|Rediff India Abroad Home | All the sections|
Ganesh festival begins with traditional fervour
August 31, 2003 18:48 IST
Last Updated: August 31, 2003 10:22 IST
Lord Ganesh on Sunday began his annual visit to Earth with Maharashtrians giving the elephant-headed god a noisy welcome amidst elaborate security arrangement in view of the recent bomb blasts in Mumbai.
Around 30,000 policemen were deployed all over Mumbai to maintain law and order. They are being assisted by the Rapid Action Force, State Reserve Police Force, National Cadet Corps and Home Guards.
There are about 800 Ganapati mandals in Mumbai this year. For the first time, organizers have called employed volunteers and private security guards to help the police maintain law and order.

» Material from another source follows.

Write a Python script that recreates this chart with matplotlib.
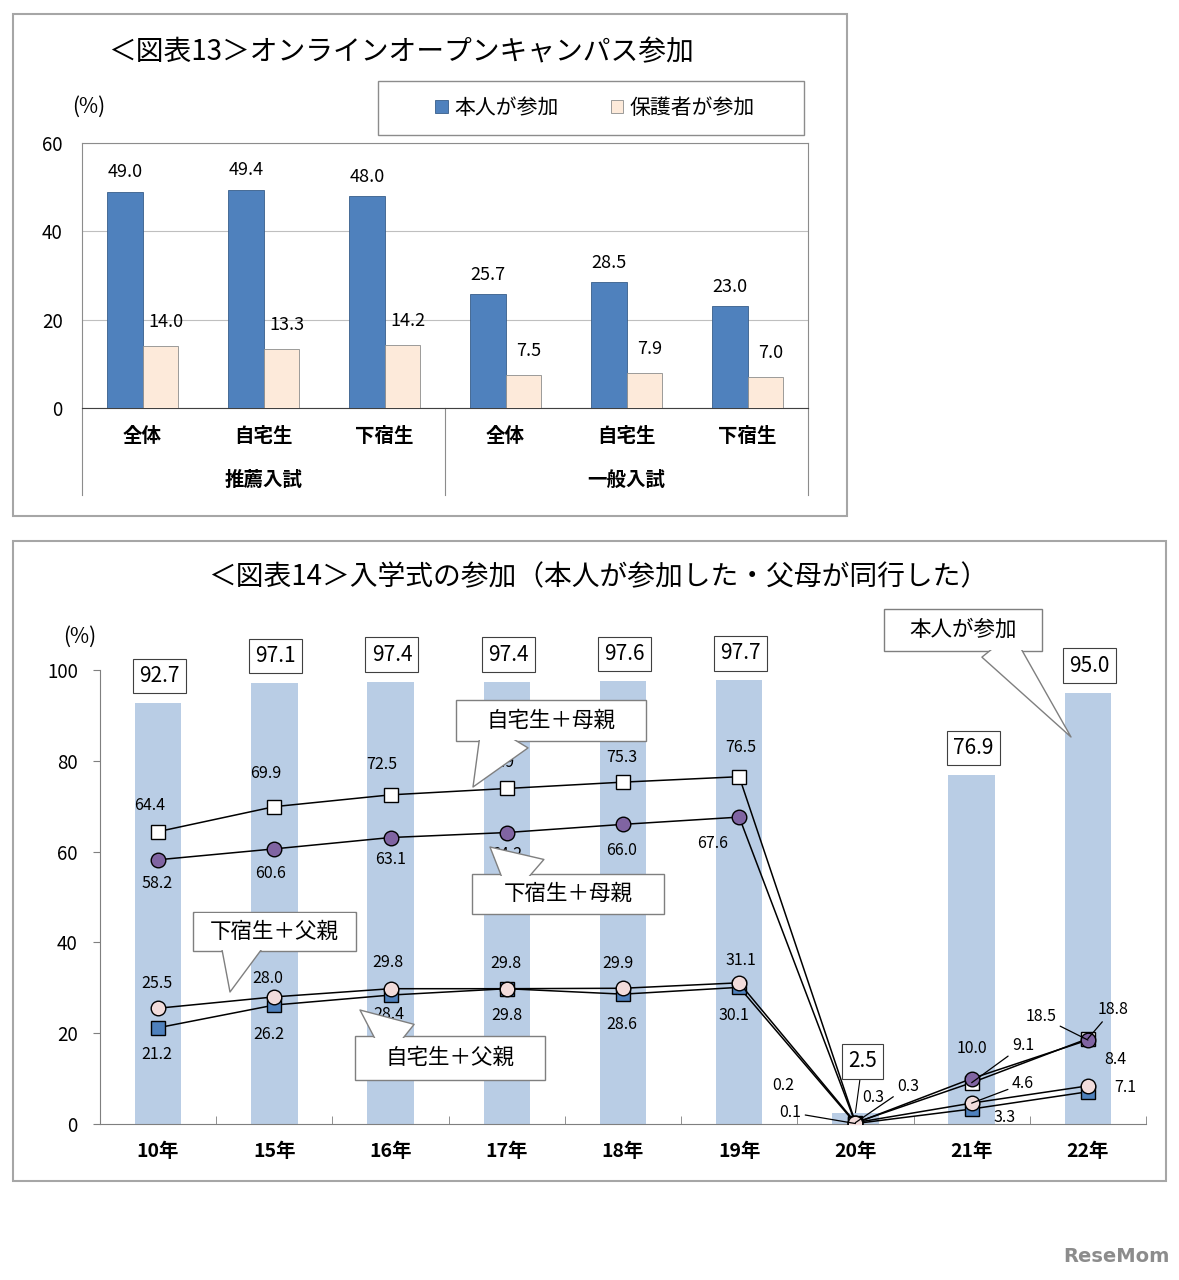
import matplotlib
matplotlib.use('Agg')
import matplotlib.pyplot as plt
from matplotlib.patches import Rectangle
import numpy as np

plt.rcParams['font.family'] = ['Noto Sans CJK JP', 'DejaVu Sans']

W, H = 1179, 1280

# 図表13 オンラインオープンキャンパス参加
kubun = ['全体', '自宅生', '下宿生', '全体', '自宅生', '下宿生']
nyushi = ['推薦入試', '一般入試']
honnin_oc = [49.0, 49.4, 48.0, 25.7, 28.5, 23.0]
hogosha_oc = [14.0, 13.3, 14.2, 7.5, 7.9, 7.0]

# 図表14 入学式の参加
nendo = ['10年', '15年', '16年', '17年', '18年', '19年', '20年', '21年', '22年']
honnin_shiki = [92.7, 97.1, 97.4, 97.4, 97.6, 97.7, 2.5, 76.9, 95.0]
jitaku_haha = [64.4, 69.9, 72.5, 73.9, 75.3, 76.5, 0.3, 9.1, 18.8]
geshuku_haha = [58.2, 60.6, 63.1, 64.2, 66.0, 67.6, 0.2, 10.0, 18.5]
jitaku_chichi = [21.2, 26.2, 28.4, 29.8, 28.6, 30.1, 0.1, 3.3, 7.1]
geshuku_chichi = [25.5, 28.0, 29.8, 29.8, 29.9, 31.1, 0.3, 4.6, 8.4]

# ラベルの位置 (offset points, 引き出し線あり/なし)
off_jh = [(-6, 19, 0), (-6, 24, 0), (-6, 22, 0), (-6, 19, 0), (-1, 18, 0), (1, 21, 0),
          (38, 26, 1), (37, 27, 1), (18, 21, 1)]
off_gh = [(-1, -17, 0), (-3, -18, 0), (0, -16, 0), (0, -16, 0), (-1, -19, 0), (-19, -19, 0),
          (-52, 27, 0), (0, 22, 0), (-34, 17, 1)]
off_jc = [(-1, -19, 0), (-4, -21, 0), (-1, -14, 0), (0, -19, 0), (-1, -22, 0), (-4, -20, 0),
          (-47, 8, 1), (24, -6, 0), (27, 3, 0)]
off_gc = [(-1, 18, 0), (-5, 13, 0), (-2, 19, 0), (-1, 18, 0), (-4, 18, 0), (1, 16, 0),
          (13, 18, 0), (37, 14, 1), (20, 19, 0)]


def fx(px):
    return px / W


def fy(py):
    return 1 - py / H


def frect(x0, y0, x1, y1, **kw):
    return Rectangle((fx(x0), fy(y1)), fx(x1) - fx(x0), fy(y0) - fy(y1),
                     transform=fig.transFigure, **kw)


fig = plt.figure(figsize=(W / 100, H / 100), dpi=100)

# 外枠
fig.patches.append(frect(13, 14, 847, 516, fill=False, ec='#A6A6A6', lw=1.5))
fig.patches.append(frect(13, 541, 1166, 1181, fill=False, ec='#A6A6A6', lw=1.5))

# ---------------- 図表13 ----------------
fig.text(fx(401), fy(52), '＜図表13＞オンラインオープンキャンパス参加',
         ha='center', va='center', fontsize=20)
fig.text(fx(89), fy(107), '(%)', ha='center', va='center', fontsize=15)

ax1 = fig.add_axes([fx(82), fy(408), fx(808) - fx(82), fy(143) - fy(408)])
x = np.arange(len(kubun))
bw = 0.29
b1 = ax1.bar(x - bw / 2, honnin_oc, bw, color='#4F81BD', ec='#385D8A', lw=0.6, zorder=3)
b2 = ax1.bar(x + bw / 2, hogosha_oc, bw, color='#FDEADA', ec='#8C8C8C', lw=0.6, zorder=3)
ax1.set_xlim(-0.5, 5.5)
ax1.set_ylim(0, 60)
ax1.set_yticks([0, 20, 40, 60])
ax1.set_xticks([])
ax1.tick_params(axis='y', length=0, pad=14, labelsize=13.5)
ax1.grid(axis='y', color='#BFBFBF', lw=0.8, zorder=0)
for s in ax1.spines.values():
    s.set_color('#8C8C8C')
    s.set_linewidth(0.8)
ax1.spines['bottom'].set_color('#404040')

for i, v in enumerate(honnin_oc):
    ax1.annotate(f'{v:.1f}', (x[i] - bw / 2, v), xytext=(0, 14), textcoords='offset points',
                 ha='center', va='center', fontsize=13)
for i, v in enumerate(hogosha_oc):
    ax1.annotate(f'{v:.1f}', (x[i] + bw / 2, v), xytext=(4, 17.5), textcoords='offset points',
                 ha='center', va='center', fontsize=13)

tr = ax1.get_xaxis_transform()
for i, c in enumerate(kubun):
    ax1.text(i, -0.106, c, transform=tr, ha='center', va='center', fontsize=14, fontweight='bold')
for j, g in enumerate(nyushi):
    ax1.text(1 + 3 * j, -0.272, g, transform=tr, ha='center', va='center', fontsize=14,
             fontweight='bold')
for xv in [-0.5, 2.5, 5.5]:
    ax1.plot([xv, xv], [0, -0.328], transform=tr, color='#8C8C8C', lw=0.8, clip_on=False)

# 凡例
fig.patches.append(frect(378, 81, 804, 135, fill=False, ec='#8C8C8C', lw=1.0))
fig.legend([b1, b2], ['本人が参加', '保護者が参加'], loc='center',
           bbox_to_anchor=(fx(595), fy(108)), ncol=2, frameon=False, fontsize=15,
           handlelength=0.6, handleheight=0.6, handletextpad=0.3, columnspacing=2.5)

# ---------------- 図表14 ----------------
fig.text(fx(598), fy(577), '＜図表14＞入学式の参加（本人が参加した・父母が同行した）',
         ha='center', va='center', fontsize=20)
fig.text(fx(80), fy(637), '(%)', ha='center', va='center', fontsize=15)

ax2 = fig.add_axes([fx(100), fy(1124), fx(1146) - fx(100), fy(670) - fy(1124)])
xs = np.arange(len(nendo))
ax2.bar(xs, honnin_shiki, 0.4, color='#B9CDE5', zorder=1)
ax2.set_xlim(-0.5, 8.5)
ax2.set_ylim(0, 100)
ax2.set_yticks([0, 20, 40, 60, 80, 100])
ax2.tick_params(axis='y', length=5, pad=11, labelsize=13.5, color='#7F7F7F')
ax2.set_xticks(xs)
ax2.set_xticklabels(nendo, fontsize=14, fontweight='bold')
ax2.set_xticks(np.arange(-0.5, 9, 1), minor=True)
ax2.tick_params(axis='x', which='major', length=0, pad=13)
ax2.tick_params(axis='x', which='minor', direction='in', length=6, color='#7F7F7F')
ax2.spines['top'].set_visible(False)
ax2.spines['right'].set_visible(False)
ax2.spines['left'].set_color('#7F7F7F')
ax2.spines['bottom'].set_color('#7F7F7F')

# 本人が参加の値(枠付き)
for i, v in enumerate(honnin_shiki):
    box = dict(boxstyle='square,pad=0.3', fc='white', ec='#404040', lw=0.8)
    if v < 10:
        ax2.annotate(f'{v:.1f}', (xs[i], v), xytext=(5, 37), textcoords='offset points',
                     ha='center', va='center', fontsize=15, bbox=box, zorder=6,
                     arrowprops=dict(arrowstyle='-', color='black', lw=0.8, shrinkA=0, shrinkB=0))
    else:
        ax2.annotate(f'{v:.1f}', (xs[i], v), xytext=(1, 19.5), textcoords='offset points',
                     ha='center', va='center', fontsize=15, bbox=box, zorder=6)

series = [
    (jitaku_haha, 's', 'white', off_jh),
    (geshuku_haha, 'o', '#8064A2', off_gh),
    (jitaku_chichi, 's', '#4F81BD', off_jc),
    (geshuku_chichi, 'o', '#F2DCDB', off_gc),
]
for k, (vals, m, c, offs) in enumerate(series):
    ax2.plot(xs, vals, color='black', lw=1.1, marker=m, ms=10 if m == 's' else 10.5,
             mfc=c, mec='black', mew=1.0, zorder=4 + k * 0.1)
    for i, v in enumerate(vals):
        dx, dy, lead = offs[i]
        ap = dict(arrowstyle='-', color='black', lw=0.9, shrinkA=1, shrinkB=0) if lead else None
        ax2.annotate(f'{v:.1f}', (xs[i], v), xytext=(dx, dy), textcoords='offset points',
                     ha='center', va='center', fontsize=11.5, zorder=5, arrowprops=ap)

# 吹き出し
callouts = [
    ('自宅生＋母親', (456, 700, 646, 741), (505, 734), (473, 787), 2.5),
    ('下宿生＋母親', (472, 874, 664, 914), (527, 879), (490, 847), 2.4),
    ('下宿生＋父親', (193, 912, 356, 951), (241, 944), (230, 992), 2.0),
    ('自宅生＋父親', (355, 1036, 545, 1080), (400, 1042), (360, 1010), 2.1),
    ('本人が参加', (884, 609, 1042, 651), (997, 645), (1071, 737), 1.8),
]
for text, (x0, y0, x1, y1), base, tip, tw in callouts:
    ax2.add_artist(frect(x0, y0, x1, y1, fc='white', ec='#7F7F7F', lw=1.0, zorder=8,
                         clip_on=False))
    ax2.annotate('', xy=(tip[0], H - tip[1]), xycoords='figure pixels',
                 xytext=(base[0], H - base[1]), textcoords='figure pixels',
                 annotation_clip=False, zorder=9,
                 arrowprops=dict(arrowstyle=f'wedge,tail_width={tw}', fc='white', ec='#7F7F7F',
                                 lw=1.0, shrinkA=0, shrinkB=0, mutation_scale=15.5))
    ax2.add_artist(frect(x0 + 1.5, y0 + 1.5, x1 - 1.5, y1 - 1.5, fc='white', ec='none',
                         zorder=9.5, clip_on=False))
    ax2.text(fx((x0 + x1) / 2), fy((y0 + y1) / 2), text, transform=fig.transFigure,
             ha='center', va='center', fontsize=15.5, zorder=10)

fig.text(fx(1116), fy(1257), 'ReseMom', ha='center', va='center', fontsize=14,
         fontweight='bold', color='#8C8C8C', family='DejaVu Sans')

fig.savefig('out.png', dpi=100)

As a part of the security exercise, police has resorted to combing operations at five points in Mumbai with random checks of bags of commuters in buses, cars and taxis (cabs).
On Saturday, police had issued orders curtailing the use of firecrackers during the festival.
Chanting Ganpati Bapa Morya and with the traditional aarti, they ushered the elephant-headed God into their homes and community-organised events.
In Pune, the cultural capital of Maharashtra and birth place of Sarvajanik Ganeshotsavs (community-sponsored celebrations), residents welcomed the elephant-headed god with traditional fervour and gaiety.
The Ganeshotsav has special significance for Pune as it was from here that the concept of Sarvajanik Ganeshotsav was launched by Lokmanya Bal Gangadhar Tilak to mobilise masses against the British regime and inculcate the spirit of patriotism.
At Kesariwada, Dr Deepak Tilak, the great grandson of the revolutionary leader, performed the aarti to propitiate the benign deity, the destroyer of evil and harbinger of luck and prosperity.
In Solapur, intermittent showers failed to dampen people's spirit while welcoming the benign deity on his sojourn on earth. Idols of Lord Ganesh were brought in processions at more than 1,200 sarvajanik mandals, which have planned a variety of programmes for the next 10 days.
Nashik also saw traditional fervour at the beginning of the festival despite the recent tragedy at the Kumbh Mela. There are approximately 300 sarvajanik Ganesh mandals in the city.
Security has been beefed up in view of third and final shahi snan (royal bath) slated for Monday, as part of the Mela.
Police have put up barricades at important points to control the movement of pilgrims, who are expected in large numbers for the shahi snan.
In Nagpur, which has approximately 800 sarvajanik Ganesh mandals, elaborate security arrangements have been made to prevent any untoward incident during the 10-day festival.